[Interdisciplinarité] Une collaboration stimulante entre théories linguistiques et informatiques

14 décembre 2022

Le projet Impact LUE OLKi allie les expertises de cinq laboratoires de l’Université de Lorraine pour stimuler les travaux de recherche entre les diverses disciplines concernées par le traitement de la langue. Interviews croisées de binômes qui font de l’interdisciplinarité une force.

Mathilde Dargnat est maîtresse de conférences à l’Université de Lorraine et chercheuse à l’ATILF[1]. Spécialiste de sciences du langage et de langue et littérature françaises, en particulier d’analyse textuelle et d’analyse du discours, elle a d’abord travaillé sur le français québécois populaire et sa représentation dans les textes écrits, et se concentre à présent sur les « petits mots du discours » tels que « bon », « ben », « écoute », « donc », « voilà ». Yannick Toussaint, directeur adjoint du Loria[2], est professeur à Mines Nancy et membre de l’équipe Orpailleur. Sa recherche est tournée vers la fouille de textes, la découverte et la représentation des connaissances.

Ensemble, ils font dialoguer linguistique et informatique pour croiser les théories du discours autour d’intérêts communs, notamment au sein du projet LUE IMPACT OLKi[3] et d’un récent projet ANR, CODIM[4].

Cette collaboration au long cours a démarré dès l’arrivée de Mathilde Dargnat à Nancy, avec des travaux communs avec l’équipe Parole du Loria (maintenant Multispeech). Elle a perduré avec Yannick Toussaint, en intégrant le projet OLKi avec des travaux sur la fouille de textes au niveau discursif. L’objectif de ces recherches était de combiner approches symboliques et numériques pour montrer dans quelle mesure la structure des textes peut être utilisée pour améliorer les tâches de fouille de textes, notamment dans les textes argumentatifs. Chacun a ainsi apporté ses compétences respectives au projet : Yannick Toussaint, dans le domaine du text mining et Mathilde Dargnat sur les théories du discours et de l’argumentation et la description sémantique. « En linguistique, nous allons observer comment est construit le texte argumentatif en le caractérisant et en le décomposant en fragments, afin de définir des types de relations qui contribuent à l’argumentation. », précise Mathilde Dargnat. « L’informatique va quant à elle faire émerger des propriétés pour dégager un modèle, comparer des phénomènes pour en tirer des généralisations. », poursuit Yannick Toussaint. « Nous essayons d’organiser les données, de les structurer, et puis d’en dégager des phénomènes, qui permettent aussi d’éclairer le fonctionnement de la langue. »

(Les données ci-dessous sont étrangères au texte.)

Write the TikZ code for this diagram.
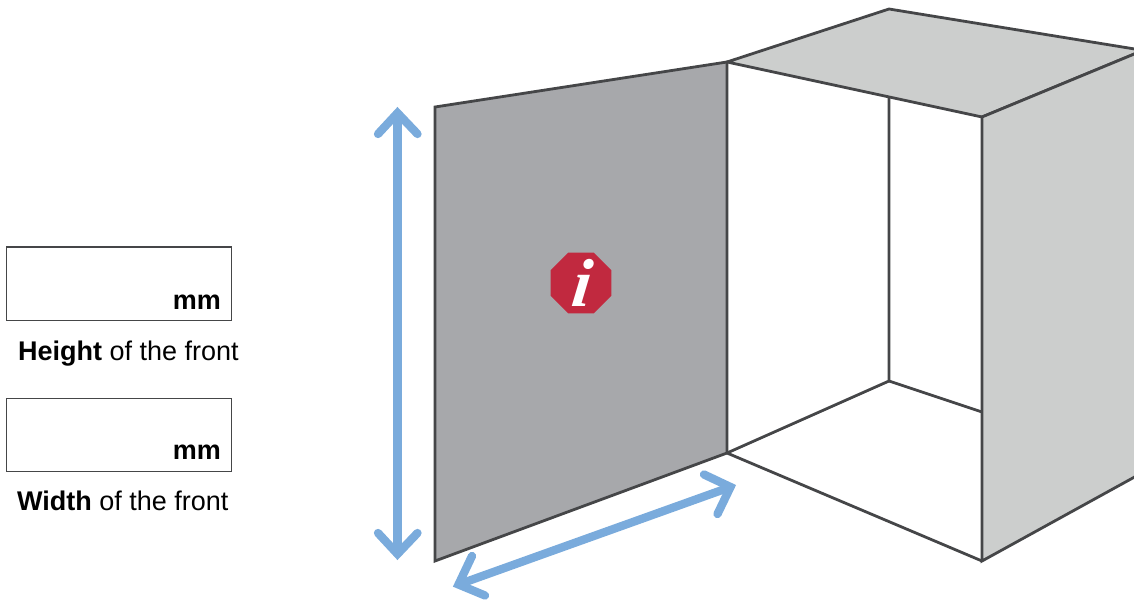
\documentclass[tikz,border=0pt]{standalone}
\usepackage{fontspec}
\setmainfont{Liberation Sans}
\newfontfamily\iserif{Liberation Serif}
\usetikzlibrary{shapes.geometric,calc}
\definecolor{edgegrey}{HTML}{454648}
\definecolor{frontgrey}{HTML}{A7A8AB}
\definecolor{sidegrey}{HTML}{CCCECD}
\definecolor{arrowblue}{HTML}{7AABDC}
\definecolor{stopred}{HTML}{C1293F}
\tikzset{
  x=1pt,y=-1pt,
  edge/.style={draw=edgegrey,line width=2.8pt,line join=miter},
  dimline/.style={draw=arrowblue,line width=8.3pt,line cap=butt},
  dimhead/.style={draw=arrowblue,line width=8.3pt,line cap=round,line join=miter,miter limit=10},
  inputbox/.style={draw=edgegrey,line width=1.4pt,fill=white,anchor=north west,minimum width=225.5pt,minimum height=73pt,inner sep=0pt},
  unitlabel/.style={font=\fontsize{27}{27}\selectfont\bfseries,anchor=base east,inner sep=0pt},
  caption/.style={font=\fontsize{27}{27}\selectfont,anchor=base west,inner sep=0pt},
}
\begin{document}
\begin{tikzpicture}
\useasboundingbox (0,0) rectangle (1134,601);
\clip (0,0) rectangle (1134,601);
% cube corners
\coordinate (fa) at (435,107);
\coordinate (fb) at (727,62);
\coordinate (fc) at (727,453);
\coordinate (fd) at (435,561);
\coordinate (tb) at (889,9);
\coordinate (tr) at (1150,51.5);
\coordinate (bf) at (982,117);
\coordinate (bg) at (982,561);
\coordinate (sr) at (1150,47.5);
\coordinate (sb) at (1150,468.5);
\coordinate (ia) at (889,97);
\coordinate (ib) at (889,381);
\coordinate (ic) at (982,412);
% faces
\filldraw[edge,fill=sidegrey] (fb) -- (tb) -- (tr) -- (sr) -- (bf) -- cycle;
\filldraw[edge,fill=sidegrey] (bf) -- (sr) -- (sb) -- (bg) -- cycle;
\draw[edge] (ia) -- (ib) -- (fc);
\draw[edge] (ib) -- (ic);
\draw[edge] (fc) -- (bg);
\filldraw[edge,fill=frontgrey] (fa) -- (fb) -- (fc) -- (fd) -- cycle;
% stop sign
\node[regular polygon,regular polygon sides=8,fill=stopred,minimum size=66pt,inner sep=0pt] (stop) at (581,283) {};
\node[text=white,inner sep=0pt,anchor=base,xslant=0.12,font=\iserif\fontsize{68}{68}\selectfont\bfseries\itshape] (info) at (580,306.5) {i};
% height arrow
\coordinate (ha) at (397.5,113);
\coordinate (hb) at (397.5,554);
\draw[dimline] (ha) -- (hb);
\draw[dimhead] (378,134) -- (ha) -- (417.5,134);
\draw[dimhead] (378,533) -- (hb) -- (417.5,533);
% width arrow
\coordinate (wa) at (458.5,584.5);
\coordinate (wb) at (730.5,487);
\draw[dimline] (wa) -- (wb);
\draw[dimhead] (472,556) -- (wa) -- (485,595.5);
\draw[dimhead] (704,474.5) -- (wb) -- (717.5,514);
% input boxes
\node[inputbox] (hbox) at (5.5,246.5) {};
\node[inputbox] (wbox) at (5.5,397.5) {};
\node[unitlabel] (hunit) at (221,309) {mm};
\node[unitlabel] (wunit) at (221,459) {mm};
\node[caption] (hcap) at (18,360) {\textbf{Height} of the front};
\node[caption] (wcap) at (17,510) {\textbf{Width} of the front};
\end{tikzpicture}
\end{document}
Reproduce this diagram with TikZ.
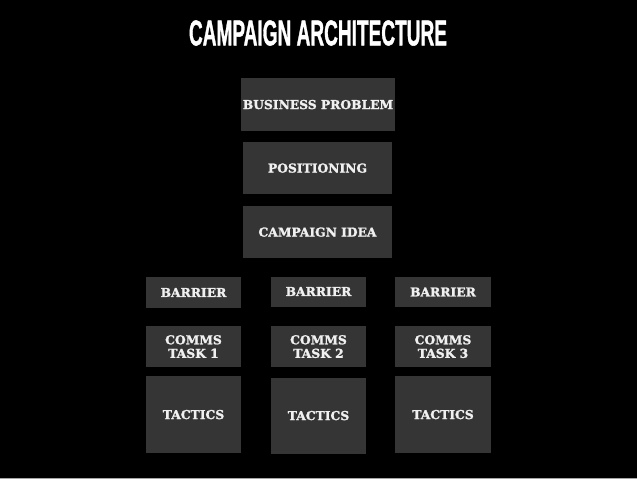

Ces travaux ont permis à l’équipe de soulever d’autres questions fondamentales, sur la prédiction de schémas argumentatifs notamment. « Confronter deux disciplines comme la linguistique et l’informatique est très enrichissant, souligne Yannick Toussaint, cela nous permet de projeter un problème dans un autre domaine pour l’éclairer différemment ! »

« Le projet nous a permis de soulever des questions pour faire avancer nos théories respectives, voir si des modèles se dégagent selon les approches, afin de transposer les résultats d’une théorie à une autre. C’est un partenariat très enrichissant car nous avons la même perception des intérêts de la recherche. », souligne Mathilde Dargnat.

Ces collaborations ont débouché sur plusieurs co-encadrements et publications et sur un projet ANR réunissant trois partenaires : l’ATILF (coord. Mathilde Dargnat), le Loria (resp. Yannick Toussaint, équipes Orpailleur, Multispeech et Synalp) et le LLF (resp. Jonathan Ginzburg, Laboratoire de Linguistique Formelle, Paris). Nommé CODIM, pour COmpositionality and DIscourse Markers, ce projet ANR se concentre sur l’étude de la combinaison des marqueurs discursifs. Il repose sur une approche quantitative des associations les plus fréquentes et cible une description des propriétés sémantiques, pragmatiques et prosodiques de ces associations ainsi qu’une réflexion sur les modèles pour les représenter. CODIM démarrera en 2023 et se développera sur 4 ans.